At the M Shed, too, you’re on what’s known as Spike Island, a long slither of land between the Floating Harbour on one side and The Cut on the other (beyond which lies Bedminster and south Bristol). The island’s home to, amongst other things, legendary music venue The Louisiana, the last remains of the New Gaol (partially destroyed during the great Bristol riot of 1831) and, towards the western end, the whopping girt Spike Island arts centre and Create (home to much eco-friendly activity). Beyond that, on the far side of the river Avon as it loops away into its spectacular gorge and under the equally spectacular Suspension Bridge, lies Ashton Court Estate and Leigh Woods – effectively the city’s western green belt and the start of the countryside proper.
A tramp around the docks will also introduce you to two key cultural hotspots: Arnolfini and Watershed. Both have an international reputation for what they do – art at the former, film and media at the latter – and both pioneered the regeneration, not only of the docks, but of the city itself as it struggled to find an identity after the decline of its traditional industries. Culture and media, after all, are at the heart of what Bristol now does and have helped it become a magnet for creative types of all kinds and, indeed, a tourist destination.
That said, Bristol’s economy isn’t simply about innovative digital start-ups and cross-platform collaborations. Finance remains a big employer, while there’s more heavy-duty industry out at Avonmouth, as well as engineering and aerospace in Filton.

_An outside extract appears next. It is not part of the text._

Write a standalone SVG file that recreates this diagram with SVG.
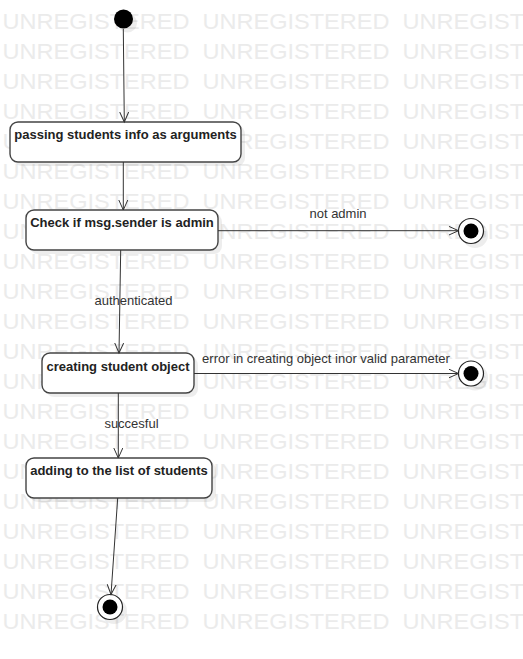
<svg xmlns="http://www.w3.org/2000/svg" xmlns:xlink="http://www.w3.org/1999/xlink" width="523" height="659" viewBox="0 0 523 659">
<style>
.wm{font-family:"Liberation Sans",Arial,sans-serif;font-size:22px;fill:#ebebeb}
.node rect.box{fill:#fff;stroke:#444;stroke-width:1.4}
.shadow{fill:#000;opacity:0.07}
.nt{font-family:"Liberation Sans",Arial,sans-serif;font-size:13px;font-weight:bold;fill:#222;text-anchor:middle}
.lbl{font-family:"Liberation Sans",Arial,sans-serif;font-size:13px;fill:#333;text-anchor:middle}
.edge{stroke:#333;stroke-width:1;fill:none;marker-end:url(#arr)}
</style>
<defs>
<marker id="arr" markerWidth="12" markerHeight="12" refX="10" refY="5" orient="auto" markerUnits="userSpaceOnUse">
<path d="M0,0.5 L10,5 L0,9.5" fill="none" stroke="#333" stroke-width="1"/>
</marker>
<g id="wmrow">
<text class="wm" x="2.5" y="29" textLength="187" lengthAdjust="spacingAndGlyphs">UNREGISTERED</text>
<text class="wm" x="202.5" y="29" textLength="187" lengthAdjust="spacingAndGlyphs">UNREGISTERED</text>
<text class="wm" x="402.5" y="29" textLength="187" lengthAdjust="spacingAndGlyphs">UNREGISTERED</text>
</g>
</defs>
<rect width="523" height="659" fill="#fff"/>
<g id="watermark">
<use xlink:href="#wmrow" y="0"/><use xlink:href="#wmrow" y="30"/><use xlink:href="#wmrow" y="60"/>
<use xlink:href="#wmrow" y="90"/><use xlink:href="#wmrow" y="120"/><use xlink:href="#wmrow" y="150"/>
<use xlink:href="#wmrow" y="180"/><use xlink:href="#wmrow" y="210"/><use xlink:href="#wmrow" y="240"/>
<use xlink:href="#wmrow" y="270"/><use xlink:href="#wmrow" y="300"/><use xlink:href="#wmrow" y="330"/>
<use xlink:href="#wmrow" y="360"/><use xlink:href="#wmrow" y="390"/><use xlink:href="#wmrow" y="420"/>
<use xlink:href="#wmrow" y="450"/><use xlink:href="#wmrow" y="480"/><use xlink:href="#wmrow" y="510"/>
<use xlink:href="#wmrow" y="540"/><use xlink:href="#wmrow" y="570"/><use xlink:href="#wmrow" y="600"/>
</g>
<g id="start">
<circle class="shadow" cx="127.5" cy="23" r="9.5"/>
<circle cx="123.5" cy="19" r="9.5" fill="#000"/>
</g>
<g id="n1" class="node">
<rect class="shadow" x="14" y="126" width="231" height="40" rx="8"/>
<rect class="box" x="10" y="122" width="231" height="40" rx="8"/>
<text class="nt" x="125.5" y="139">passing students info as arguments</text>
</g>
<g id="n2" class="node">
<rect class="shadow" x="30" y="214" width="192" height="40" rx="8"/>
<rect class="box" x="26" y="210" width="192" height="40" rx="8"/>
<text class="nt" x="122" y="227">Check if msg.sender is admin</text>
</g>
<g id="n3" class="node">
<rect class="shadow" x="46" y="357" width="152" height="40" rx="8"/>
<rect class="box" x="42" y="353" width="152" height="40" rx="8"/>
<text class="nt" x="118" y="371">creating student object</text>
</g>
<g id="n4" class="node">
<rect class="shadow" x="30" y="462" width="186" height="40" rx="8"/>
<rect class="box" x="26" y="458" width="186" height="40" rx="8"/>
<text class="nt" x="119" y="475">adding to the list of students</text>
</g>
<g id="end1">
<circle class="shadow" cx="475" cy="235" r="13"/>
<circle cx="471" cy="231" r="12.5" fill="#fff" stroke="#222" stroke-width="1.2"/>
<circle cx="471" cy="231" r="7.5" fill="#000"/>
</g>
<g id="end2">
<circle class="shadow" cx="475" cy="377.5" r="13"/>
<circle cx="471" cy="373.5" r="12.5" fill="#fff" stroke="#222" stroke-width="1.2"/>
<circle cx="471" cy="373.5" r="7.5" fill="#000"/>
</g>
<g id="end3">
<circle class="shadow" cx="114" cy="611" r="13"/>
<circle cx="110" cy="607" r="12.5" fill="#fff" stroke="#222" stroke-width="1.2"/>
<circle cx="110" cy="607" r="7.5" fill="#000"/>
</g>
<g id="connectors">
<line class="edge" x1="123.3" y1="29" x2="124.3" y2="122"/>
<line class="edge" x1="123.3" y1="162" x2="123.3" y2="210"/>
<line class="edge" x1="120.7" y1="250" x2="119" y2="353"/>
<line class="edge" x1="118.3" y1="393" x2="118.3" y2="458"/>
<line class="edge" x1="117.7" y1="498" x2="111" y2="594.5"/>
<line class="edge" x1="218" y1="230.7" x2="458.5" y2="230.7"/>
<line class="edge" x1="194" y1="373.5" x2="458.5" y2="373.5"/>
<text class="lbl" x="133.5" y="305">authenticated</text>
<text class="lbl" x="131.5" y="428">succesful</text>
<text class="lbl" x="338" y="218">not admin</text>
<text class="lbl" x="326" y="362.5">error in creating object inor valid parameter</text>
</g>
</svg>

And if you’ve ever wondered who’s responsible for buying all the toilet roll for the armed forces, the MOD has a huge procurement centre out at Abbey Wood.
In short, this isn’t a city which it’s easy to sum up. One minute you can be sitting amidst the industrial chic of a hipster café-bar, the next you might be ordering a pint of cloudy cider from a former aerospace worker in a pub apparently made out of lino or tucking into authentic Indian street food at a top-end restaurant. The city’s population too is hugely and healthily diverse, with longstanding African-Caribbean and Asian communities now joined by Somalians, east Europeans and a plethora of others. Walk these streets and you’ll hear a cosmopolitan mix of languages, and while this multiculturalism has certainly given us plenty of international food stores, it’s also given us a lot more and fed into the very character and culture of the place.
Bristol, too, is continually reinventing itself. This year we’re European Green Capital, recognised as being at the forefront of eco-progress, while we’re also the UK’s first Cycling City and are often cited as one of the best cities to live in the UK. You made a good choice, see? Welcome.